In addition to the requirements discussed in the previous sections, consider the following issues:
Threats from top-down requests
If processing routines terminate early, the condition variable waiters are blocked because an expected signal is never given. Attempting to inform other modules of the failure or handling unanticipated callbacks can result in undesirable thread interactions. Consider the sequence of mutex acquisition and relinquishing that can occur during device failures.
Threads that originate in an upstream STREAMS module can become involved in unfortunate paradoxes if those threads are used to return to that module unexpectedly. Consider using alternative threads to handle exception messages. For instance, a procedure might use a read-side service routine to communicate an M_ERROR, rather than handling the error directly with a read-side putnext(9F).
A failing STREAMS device that cannot be quiesced during close because of a fault can generate an interrupt after the stream has been dismantled. The interrupt handler must not attempt to use a stale stream pointer to try to process the message.
While protecting the system from defective hardware, you also need to protect against driver misuse. Although the driver can assume that the kernel infrastructure is always correct (a trusted core), user requests passed to it can be potentially destructive.
For example, a user can request an action to be performed upon a user-supplied data block (M_IOCTL) that is smaller than the block size that is indicated in the control part of the message. The driver should never trust a user application.
Consider the construction of each type of ioctl that your driver can receive and the potential harm that the ioctl could cause. The driver should perform checks to ensure that it does not process a malformed ioctl.

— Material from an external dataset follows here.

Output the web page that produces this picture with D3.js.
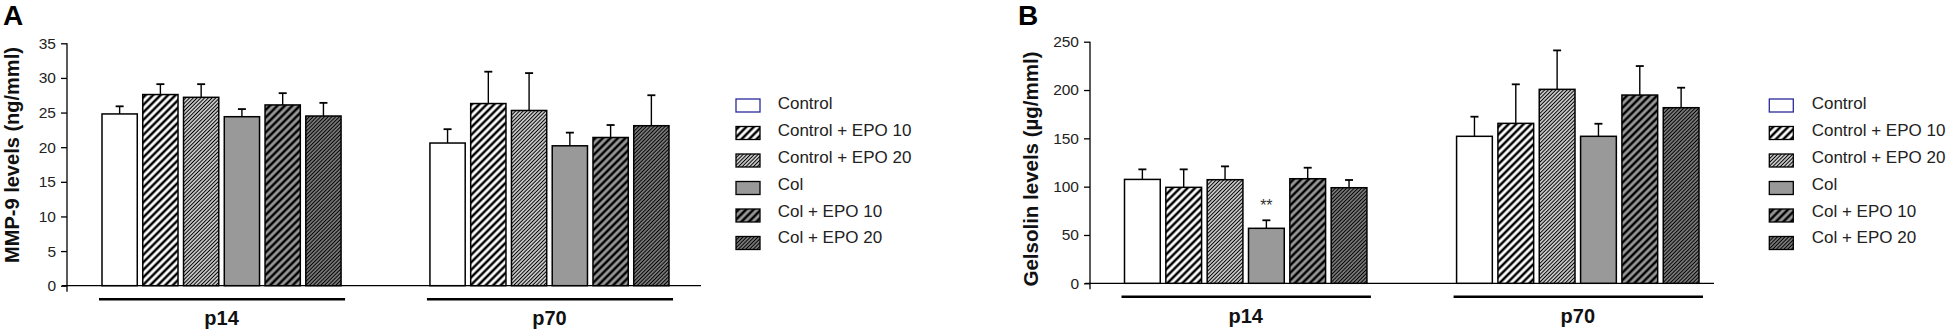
<!DOCTYPE html>
<html>
<head>
<meta charset="utf-8">
<script src="https://cdn.jsdelivr.net/npm/d3@7"></script>
<style>
  html, body { margin: 0; padding: 0; background: #fff; }
  svg { display: block; }
  text { font-family: "Liberation Sans", Arial, sans-serif; }
</style>
</head>
<body>
<svg id="chart" width="1950" height="335"></svg>
<script>
// ---------- data ----------
const groups = ["p14", "p70"];
const series = ["Control", "Control + EPO 10", "Control + EPO 20", "Col", "Col + EPO 10", "Col + EPO 20"];

const mmp9P14    = [24.8, 27.6, 27.2, 24.4, 26.1, 24.5];
const mmp9P14Err = [1.1, 1.5, 1.9, 1.1, 1.7, 1.9];
const mmp9P70    = [20.6, 26.3, 25.3, 20.2, 21.4, 23.1];
const mmp9P70Err = [2.0, 4.6, 5.4, 1.9, 1.8, 4.4];

const gelP14    = [107.5, 99.3, 107.2, 56.9, 108.2, 98.9];
const gelP14Err = [10.4, 18.6, 13.8, 8.3, 11.4, 8.0];
const gelP70    = [152.1, 165.5, 200.7, 152.1, 194.8, 181.7];
const gelP70Err = [20.3, 40.4, 40.3, 13.0, 30.0, 20.7];

const mmp9Ticks = [0, 5, 10, 15, 20, 25, 30, 35];
const gelTicks  = [0, 50, 100, 150, 200, 250];

const gelAnnotations = [{ group: "p14", series: "Col", text: "**" }];

// ---------- styles ----------
const seriesStyle = {
  "Control":          { base: "#ffffff", stripe: null },
  "Control + EPO 10": { base: "#ffffff", stripe: "thick" },
  "Control + EPO 20": { base: "#ffffff", stripe: "thin" },
  "Col":              { base: "#999999", stripe: null },
  "Col + EPO 10":     { base: "#999999", stripe: "thick" },
  "Col + EPO 20":     { base: "#999999", stripe: "thin" }
};

const svg = d3.select("#chart");
const defs = svg.append("defs");

function makePattern(id, base, kind) {
  const w = kind === "thick" ? 5.3 : 2.65;
  const sw = kind === "thick" ? 2.5 : 1.3;
  const p = defs.append("pattern")
    .attr("id", id)
    .attr("patternUnits", "userSpaceOnUse")
    .attr("width", w).attr("height", w)
    .attr("patternTransform", "rotate(45)");
  p.append("rect").attr("width", w).attr("height", w).attr("fill", base);
  p.append("line").attr("x1", w / 2).attr("x2", w / 2).attr("y1", -1).attr("y2", w + 1)
    .attr("stroke", "#000").attr("stroke-width", sw);
}
series.forEach((s, i) => {
  const st = seriesStyle[s];
  if (st.stripe) makePattern("pat" + i, st.base, st.stripe);
});
function fillFor(i) {
  const st = seriesStyle[series[i]];
  return st.stripe ? `url(#pat${i})` : st.base;
}

// ---------- panels ----------
const panels = [
  {
    letter: "A", letterX: 3,
    yLabel: "MMP-9 levels (ng/mml)", yLabelX: 18.5, yLabelY: 155, yLabelLen: 216,
    values: { p14: mmp9P14, p70: mmp9P70 },
    errors: { p14: mmp9P14Err, p70: mmp9P70Err },
    domain: [0, 35], ticks: mmp9Ticks,
    axisX: 67, axisRight: 701, yTop: 43.3, yBottom: 285.7,
    barsLeft: 102, barsRight: 669, groupPad: 0.271,
    legendBoxX: 736, legendTextX: 777.7,
    annotations: []
  },
  {
    letter: "B", letterX: 1018,
    yLabel: "Gelsolin levels (µg/mml)", yLabelX: 1037.5, yLabelY: 169, yLabelLen: 235,
    values: { p14: gelP14, p70: gelP70 },
    errors: { p14: gelP14Err, p70: gelP70Err },
    domain: [0, 250], ticks: gelTicks,
    axisX: 1090, axisRight: 1714, yTop: 41.7, yBottom: 283.3,
    barsLeft: 1124.5, barsRight: 1699, groupPad: 0.27,
    legendBoxX: 1769.3, legendTextX: 1811.7,
    annotations: gelAnnotations
  }
];

panels.forEach(P => {
  const g = svg.append("g");
  const y = d3.scaleLinear().domain(P.domain).range([P.yBottom, P.yTop]);
  const x0 = d3.scaleBand().domain(groups).range([P.barsLeft, P.barsRight])
    .paddingInner(P.groupPad).paddingOuter(0);
  const x1 = d3.scaleBand().domain(series).range([0, x0.bandwidth()])
    .paddingInner(0.135).paddingOuter(0);

  // panel letter
  g.append("text").attr("x", P.letterX).attr("y", 25)
    .attr("font-size", 28).attr("font-weight", "bold").attr("fill", "#000")
    .text(P.letter);

  // y label (font size fitted to the reference length)
  const yl = g.append("text")
    .attr("transform", `translate(${P.yLabelX},${P.yLabelY}) rotate(-90)`)
    .attr("text-anchor", "middle")
    .attr("font-size", 20).attr("font-weight", "bold").attr("fill", "#111")
    .text(P.yLabel);
  const len = yl.node().getComputedTextLength();
  if (len > 0) yl.attr("font-size", 20 * P.yLabelLen / len);

  // y axis
  const yAxis = d3.axisLeft(y).tickValues(P.ticks).tickSize(6).tickPadding(5);
  const ag = g.append("g").attr("transform", `translate(${P.axisX},0)`).call(yAxis);
  ag.select(".domain").remove();
  ag.selectAll(".tick line").attr("stroke", "#000").attr("stroke-width", 1.3);
  ag.selectAll(".tick text").attr("font-size", 15.5).attr("fill", "#222")
    .attr("font-family", "'Liberation Sans', Arial, sans-serif");
  // vertical axis line (extends a little below zero)
  g.append("line").attr("x1", P.axisX).attr("x2", P.axisX)
    .attr("y1", P.yTop).attr("y2", P.yBottom + 6)
    .attr("stroke", "#000").attr("stroke-width", 1.3);
  // baseline
  g.append("line").attr("x1", P.axisX - 5).attr("x2", P.axisRight)
    .attr("y1", y(0)).attr("y2", y(0))
    .attr("stroke", "#000").attr("stroke-width", 1.3);

  // bars
  groups.forEach(gr => {
    const gg = g.append("g").attr("transform", `translate(${x0(gr)},0)`);
    const vals = P.values[gr], errs = P.errors[gr];
    const rows = series.map((s, i) => ({ s, i, v: vals[i], e: errs[i] }));

    // error bars (behind bars)
    gg.selectAll("line.err").data(rows).join("line")
      .attr("class", "err")
      .attr("x1", d => x1(d.s) + x1.bandwidth() / 2)
      .attr("x2", d => x1(d.s) + x1.bandwidth() / 2)
      .attr("y1", d => y(d.v)).attr("y2", d => y(d.v + d.e))
      .attr("stroke", "#000").attr("stroke-width", 1.4);
    gg.selectAll("line.cap").data(rows).join("line")
      .attr("class", "cap")
      .attr("x1", d => x1(d.s) + x1.bandwidth() / 2 - 4)
      .attr("x2", d => x1(d.s) + x1.bandwidth() / 2 + 4)
      .attr("y1", d => y(d.v + d.e)).attr("y2", d => y(d.v + d.e))
      .attr("stroke", "#000").attr("stroke-width", 1.8);

    gg.selectAll("rect.bar").data(rows).join("rect")
      .attr("class", "bar")
      .attr("x", d => x1(d.s)).attr("width", x1.bandwidth())
      .attr("y", d => y(d.v)).attr("height", d => y(0) - y(d.v))
      .attr("fill", d => fillFor(d.i))
      .attr("stroke", "#000").attr("stroke-width", 1.5);

    // annotations
    P.annotations.filter(a => a.group === gr).forEach(a => {
      const i = series.indexOf(a.series);
      g.append("text")
        .attr("x", x0(gr) + x1(a.series) + x1.bandwidth() / 2)
        .attr("y", y(vals[i] + errs[i]) - 9)
        .attr("text-anchor", "middle").attr("font-size", 16).attr("fill", "#333")
        .text(a.text);
    });

    // group underline and label
    g.append("line")
      .attr("x1", x0(gr) - 3).attr("x2", x0(gr) + x0.bandwidth() + 4)
      .attr("y1", y(0) + 13.5).attr("y2", y(0) + 13.5)
      .attr("stroke", "#000").attr("stroke-width", 2.4);
    g.append("text")
      .attr("x", x0(gr) + x0.bandwidth() / 2).attr("y", y(0) + 39.5)
      .attr("text-anchor", "middle")
      .attr("font-size", 20).attr("font-weight", "bold").attr("fill", "#111")
      .text(gr);
  });

  // legend
  const lg = g.append("g");
  series.forEach((s, i) => {
    lg.append("rect")
      .attr("x", P.legendBoxX).attr("y", 99 + i * 27.5)
      .attr("width", 24).attr("height", 13)
      .attr("fill", fillFor(i))
      .attr("stroke", i === 0 ? "#2a2a9a" : "#000").attr("stroke-width", 1.3);
    lg.append("text")
      .attr("x", P.legendTextX).attr("y", 109.3 + i * 26.8)
      .attr("font-size", 17).attr("fill", "#222")
      .text(s);
  });
});
</script>
</body>
</html>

A driver can continue to provide service using faulty hardware. The driver can attempt to work around the identified problem by using an alternative strategy for accessing the device. Given that broken hardware is unpredictable and given the risk associated with additional design complexity, adaptive strategies are not always wise. At most, these strategies should be limited to periodic interrupt polling and retry attempts. Periodically retrying the device tells the driver when a device has recovered. Periodic polling can control the interrupt mechanism after a driver has been forced to disable interrupts.
Ideally, a system always has an alternative device to provide a vital system service. Service multiplexors in kernel or user space offer the best method of maintaining system services when a device fails. Such practices are beyond the scope of this section.